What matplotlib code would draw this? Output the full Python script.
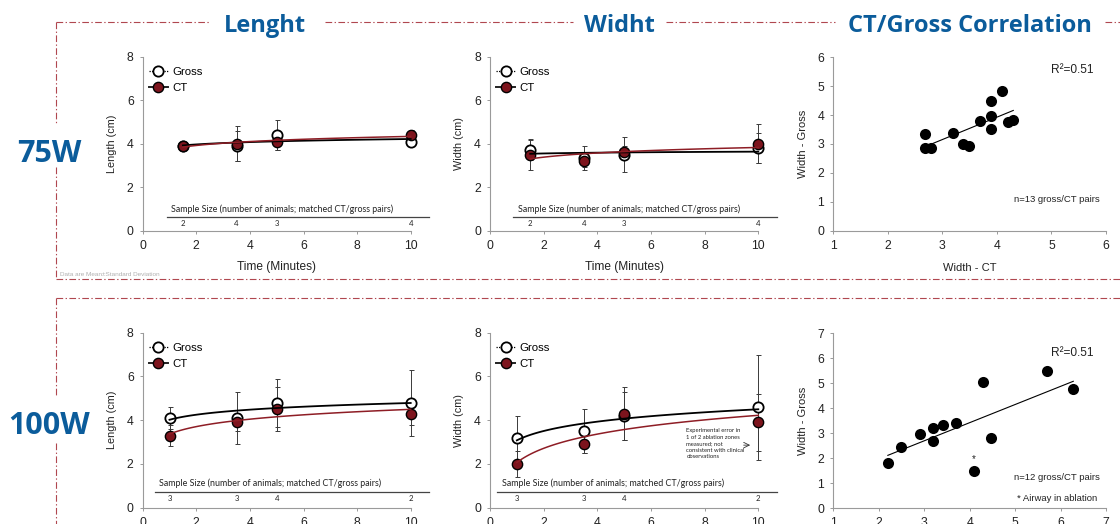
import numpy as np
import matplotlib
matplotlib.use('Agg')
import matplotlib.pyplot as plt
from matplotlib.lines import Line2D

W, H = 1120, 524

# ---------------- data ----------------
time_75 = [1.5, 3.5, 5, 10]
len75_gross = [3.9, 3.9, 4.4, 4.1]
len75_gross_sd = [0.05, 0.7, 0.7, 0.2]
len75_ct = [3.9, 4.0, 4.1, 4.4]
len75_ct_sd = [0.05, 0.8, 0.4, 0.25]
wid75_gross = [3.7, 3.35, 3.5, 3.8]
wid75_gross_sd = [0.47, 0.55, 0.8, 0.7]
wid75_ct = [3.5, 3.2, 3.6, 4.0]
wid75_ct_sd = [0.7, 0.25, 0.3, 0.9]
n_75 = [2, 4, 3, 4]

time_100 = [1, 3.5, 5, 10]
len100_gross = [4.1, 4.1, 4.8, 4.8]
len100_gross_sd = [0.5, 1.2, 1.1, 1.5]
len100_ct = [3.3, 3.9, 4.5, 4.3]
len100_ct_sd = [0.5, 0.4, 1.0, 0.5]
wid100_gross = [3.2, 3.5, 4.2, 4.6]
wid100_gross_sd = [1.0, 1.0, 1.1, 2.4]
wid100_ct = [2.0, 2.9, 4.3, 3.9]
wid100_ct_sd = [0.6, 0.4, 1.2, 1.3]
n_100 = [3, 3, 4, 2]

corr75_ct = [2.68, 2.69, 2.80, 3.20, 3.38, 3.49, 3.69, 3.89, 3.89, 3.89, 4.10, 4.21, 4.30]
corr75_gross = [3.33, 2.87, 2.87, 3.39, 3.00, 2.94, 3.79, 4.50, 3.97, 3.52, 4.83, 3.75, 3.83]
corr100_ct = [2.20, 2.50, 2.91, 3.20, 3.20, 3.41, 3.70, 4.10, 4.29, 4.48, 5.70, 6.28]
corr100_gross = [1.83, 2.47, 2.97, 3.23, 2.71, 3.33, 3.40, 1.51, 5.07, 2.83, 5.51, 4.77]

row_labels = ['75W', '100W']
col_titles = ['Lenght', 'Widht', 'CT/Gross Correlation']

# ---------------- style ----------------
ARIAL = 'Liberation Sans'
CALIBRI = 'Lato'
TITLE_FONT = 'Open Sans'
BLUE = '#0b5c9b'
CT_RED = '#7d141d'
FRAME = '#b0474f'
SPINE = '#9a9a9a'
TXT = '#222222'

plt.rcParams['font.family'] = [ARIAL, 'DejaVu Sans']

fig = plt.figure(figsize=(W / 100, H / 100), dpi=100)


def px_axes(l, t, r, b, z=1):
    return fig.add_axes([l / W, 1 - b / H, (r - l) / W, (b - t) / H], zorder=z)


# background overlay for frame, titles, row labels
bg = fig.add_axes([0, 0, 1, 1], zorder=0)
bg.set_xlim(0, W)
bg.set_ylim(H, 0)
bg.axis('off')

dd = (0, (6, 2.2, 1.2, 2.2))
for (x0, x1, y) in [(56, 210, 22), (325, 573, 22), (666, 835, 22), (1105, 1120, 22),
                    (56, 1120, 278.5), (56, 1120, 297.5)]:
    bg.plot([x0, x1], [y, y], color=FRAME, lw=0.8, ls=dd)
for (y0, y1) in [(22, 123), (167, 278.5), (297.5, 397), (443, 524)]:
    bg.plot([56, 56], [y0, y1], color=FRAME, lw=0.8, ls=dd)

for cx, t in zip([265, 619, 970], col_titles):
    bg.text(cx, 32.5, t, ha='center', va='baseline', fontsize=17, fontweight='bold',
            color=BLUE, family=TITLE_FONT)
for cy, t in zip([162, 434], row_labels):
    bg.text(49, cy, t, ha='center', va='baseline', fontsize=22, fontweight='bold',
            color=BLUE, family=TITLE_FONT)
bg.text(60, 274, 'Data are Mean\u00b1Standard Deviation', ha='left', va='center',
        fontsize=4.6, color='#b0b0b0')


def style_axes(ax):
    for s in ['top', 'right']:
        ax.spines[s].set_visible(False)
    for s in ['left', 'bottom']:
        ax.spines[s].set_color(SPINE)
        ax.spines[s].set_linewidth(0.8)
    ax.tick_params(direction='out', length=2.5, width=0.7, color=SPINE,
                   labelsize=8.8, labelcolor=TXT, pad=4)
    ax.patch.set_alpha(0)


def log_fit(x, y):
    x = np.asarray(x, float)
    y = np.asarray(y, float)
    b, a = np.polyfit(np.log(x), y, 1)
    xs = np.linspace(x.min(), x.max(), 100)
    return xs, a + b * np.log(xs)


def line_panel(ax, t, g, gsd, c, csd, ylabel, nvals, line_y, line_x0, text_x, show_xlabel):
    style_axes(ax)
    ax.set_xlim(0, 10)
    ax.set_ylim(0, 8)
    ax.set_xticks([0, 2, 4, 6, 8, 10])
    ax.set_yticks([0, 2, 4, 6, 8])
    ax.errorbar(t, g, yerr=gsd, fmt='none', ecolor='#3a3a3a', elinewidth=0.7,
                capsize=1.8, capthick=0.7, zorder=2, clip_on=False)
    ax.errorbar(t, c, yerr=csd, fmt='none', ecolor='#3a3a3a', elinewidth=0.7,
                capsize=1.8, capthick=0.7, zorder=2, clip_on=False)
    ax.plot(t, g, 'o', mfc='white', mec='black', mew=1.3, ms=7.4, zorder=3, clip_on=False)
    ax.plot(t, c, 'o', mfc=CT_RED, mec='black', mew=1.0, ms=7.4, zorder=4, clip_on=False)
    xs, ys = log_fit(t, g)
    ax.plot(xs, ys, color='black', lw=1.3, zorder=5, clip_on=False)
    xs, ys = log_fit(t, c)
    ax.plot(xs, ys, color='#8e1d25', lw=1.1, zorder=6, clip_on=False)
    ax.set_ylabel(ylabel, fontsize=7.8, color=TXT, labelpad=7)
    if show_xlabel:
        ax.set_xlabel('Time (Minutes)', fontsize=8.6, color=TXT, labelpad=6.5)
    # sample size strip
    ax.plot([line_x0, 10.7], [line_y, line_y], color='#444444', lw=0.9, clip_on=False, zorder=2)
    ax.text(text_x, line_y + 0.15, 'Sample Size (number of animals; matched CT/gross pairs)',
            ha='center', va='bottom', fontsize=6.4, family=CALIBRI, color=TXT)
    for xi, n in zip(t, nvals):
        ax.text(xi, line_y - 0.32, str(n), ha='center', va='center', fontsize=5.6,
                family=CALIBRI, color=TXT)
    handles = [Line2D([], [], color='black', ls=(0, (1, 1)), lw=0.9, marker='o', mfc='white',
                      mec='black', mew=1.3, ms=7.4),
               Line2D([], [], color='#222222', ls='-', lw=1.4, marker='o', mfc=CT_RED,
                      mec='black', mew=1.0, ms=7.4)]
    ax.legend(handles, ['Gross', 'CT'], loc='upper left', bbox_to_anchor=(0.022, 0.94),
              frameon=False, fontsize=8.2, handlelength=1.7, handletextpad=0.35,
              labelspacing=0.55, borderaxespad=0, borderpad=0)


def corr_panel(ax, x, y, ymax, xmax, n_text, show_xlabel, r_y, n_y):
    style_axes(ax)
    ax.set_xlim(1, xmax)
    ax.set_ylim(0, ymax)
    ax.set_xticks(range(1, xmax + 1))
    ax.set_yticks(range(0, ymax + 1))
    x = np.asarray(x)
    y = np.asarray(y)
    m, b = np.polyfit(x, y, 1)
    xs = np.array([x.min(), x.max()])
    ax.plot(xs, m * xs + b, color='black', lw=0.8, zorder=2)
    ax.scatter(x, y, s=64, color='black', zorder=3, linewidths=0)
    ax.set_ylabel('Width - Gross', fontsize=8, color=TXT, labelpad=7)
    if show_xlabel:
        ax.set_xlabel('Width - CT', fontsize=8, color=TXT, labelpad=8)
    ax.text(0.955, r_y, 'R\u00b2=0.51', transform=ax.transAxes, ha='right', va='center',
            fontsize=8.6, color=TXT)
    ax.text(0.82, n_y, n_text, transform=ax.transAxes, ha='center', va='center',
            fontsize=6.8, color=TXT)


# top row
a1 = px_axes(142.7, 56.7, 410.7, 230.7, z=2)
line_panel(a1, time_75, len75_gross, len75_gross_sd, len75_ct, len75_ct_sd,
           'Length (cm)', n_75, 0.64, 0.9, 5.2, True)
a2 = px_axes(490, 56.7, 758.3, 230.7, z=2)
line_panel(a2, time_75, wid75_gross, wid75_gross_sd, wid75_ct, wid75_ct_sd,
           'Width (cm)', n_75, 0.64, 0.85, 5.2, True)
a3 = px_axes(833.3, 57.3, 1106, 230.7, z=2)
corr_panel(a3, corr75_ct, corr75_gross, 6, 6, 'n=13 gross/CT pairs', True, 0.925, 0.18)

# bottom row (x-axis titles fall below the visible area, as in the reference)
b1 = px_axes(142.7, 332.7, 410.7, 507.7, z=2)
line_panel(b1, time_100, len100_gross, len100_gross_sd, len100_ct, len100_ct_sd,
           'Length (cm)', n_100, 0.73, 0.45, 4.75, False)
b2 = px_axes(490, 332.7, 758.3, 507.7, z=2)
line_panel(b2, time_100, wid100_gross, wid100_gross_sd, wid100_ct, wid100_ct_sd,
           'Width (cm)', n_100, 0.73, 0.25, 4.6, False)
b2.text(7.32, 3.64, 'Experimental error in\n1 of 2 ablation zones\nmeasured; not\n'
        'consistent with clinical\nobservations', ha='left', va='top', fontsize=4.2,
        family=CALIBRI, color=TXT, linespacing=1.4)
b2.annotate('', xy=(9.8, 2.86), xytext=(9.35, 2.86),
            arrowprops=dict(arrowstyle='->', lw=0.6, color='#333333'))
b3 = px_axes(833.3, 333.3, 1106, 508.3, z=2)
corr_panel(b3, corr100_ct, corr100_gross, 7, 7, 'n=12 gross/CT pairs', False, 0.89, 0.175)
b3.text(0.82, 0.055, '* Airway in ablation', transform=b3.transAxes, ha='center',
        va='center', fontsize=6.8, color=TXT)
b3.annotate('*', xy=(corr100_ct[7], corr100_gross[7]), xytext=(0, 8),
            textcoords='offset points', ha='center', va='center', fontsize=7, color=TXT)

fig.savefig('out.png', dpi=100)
————
- _Stated problem_:
Leave the pictures out and reproduce exactly the lines from the top of the listing above through the line with "bg.axis('off')".

- _Finished answer_:
What matplotlib code would draw this? Output the full Python script.
import numpy as np
import matplotlib
matplotlib.use('Agg')
import matplotlib.pyplot as plt
from matplotlib.lines import Line2D

W, H = 1120, 524

# ---------------- data ----------------
time_75 = [1.5, 3.5, 5, 10]
len75_gross = [3.9, 3.9, 4.4, 4.1]
len75_gross_sd = [0.05, 0.7, 0.7, 0.2]
len75_ct = [3.9, 4.0, 4.1, 4.4]
len75_ct_sd = [0.05, 0.8, 0.4, 0.25]
wid75_gross = [3.7, 3.35, 3.5, 3.8]
wid75_gross_sd = [0.47, 0.55, 0.8, 0.7]
wid75_ct = [3.5, 3.2, 3.6, 4.0]
wid75_ct_sd = [0.7, 0.25, 0.3, 0.9]
n_75 = [2, 4, 3, 4]

time_100 = [1, 3.5, 5, 10]
len100_gross = [4.1, 4.1, 4.8, 4.8]
len100_gross_sd = [0.5, 1.2, 1.1, 1.5]
len100_ct = [3.3, 3.9, 4.5, 4.3]
len100_ct_sd = [0.5, 0.4, 1.0, 0.5]
wid100_gross = [3.2, 3.5, 4.2, 4.6]
wid100_gross_sd = [1.0, 1.0, 1.1, 2.4]
wid100_ct = [2.0, 2.9, 4.3, 3.9]
wid100_ct_sd = [0.6, 0.4, 1.2, 1.3]
n_100 = [3, 3, 4, 2]

corr75_ct = [2.68, 2.69, 2.80, 3.20, 3.38, 3.49, 3.69, 3.89, 3.89, 3.89, 4.10, 4.21, 4.30]
corr75_gross = [3.33, 2.87, 2.87, 3.39, 3.00, 2.94, 3.79, 4.50, 3.97, 3.52, 4.83, 3.75, 3.83]
corr100_ct = [2.20, 2.50, 2.91, 3.20, 3.20, 3.41, 3.70, 4.10, 4.29, 4.48, 5.70, 6.28]
corr100_gross = [1.83, 2.47, 2.97, 3.23, 2.71, 3.33, 3.40, 1.51, 5.07, 2.83, 5.51, 4.77]

row_labels = ['75W', '100W']
col_titles = ['Lenght', 'Widht', 'CT/Gross Correlation']

# ---------------- style ----------------
ARIAL = 'Liberation Sans'
CALIBRI = 'Lato'
TITLE_FONT = 'Open Sans'
BLUE = '#0b5c9b'
CT_RED = '#7d141d'
FRAME = '#b0474f'
SPINE = '#9a9a9a'
TXT = '#222222'

plt.rcParams['font.family'] = [ARIAL, 'DejaVu Sans']

fig = plt.figure(figsize=(W / 100, H / 100), dpi=100)


def px_axes(l, t, r, b, z=1):
    return fig.add_axes([l / W, 1 - b / H, (r - l) / W, (b - t) / H], zorder=z)


# background overlay for frame, titles, row labels
bg = fig.add_axes([0, 0, 1, 1], zorder=0)
bg.set_xlim(0, W)
bg.set_ylim(H, 0)
bg.axis('off')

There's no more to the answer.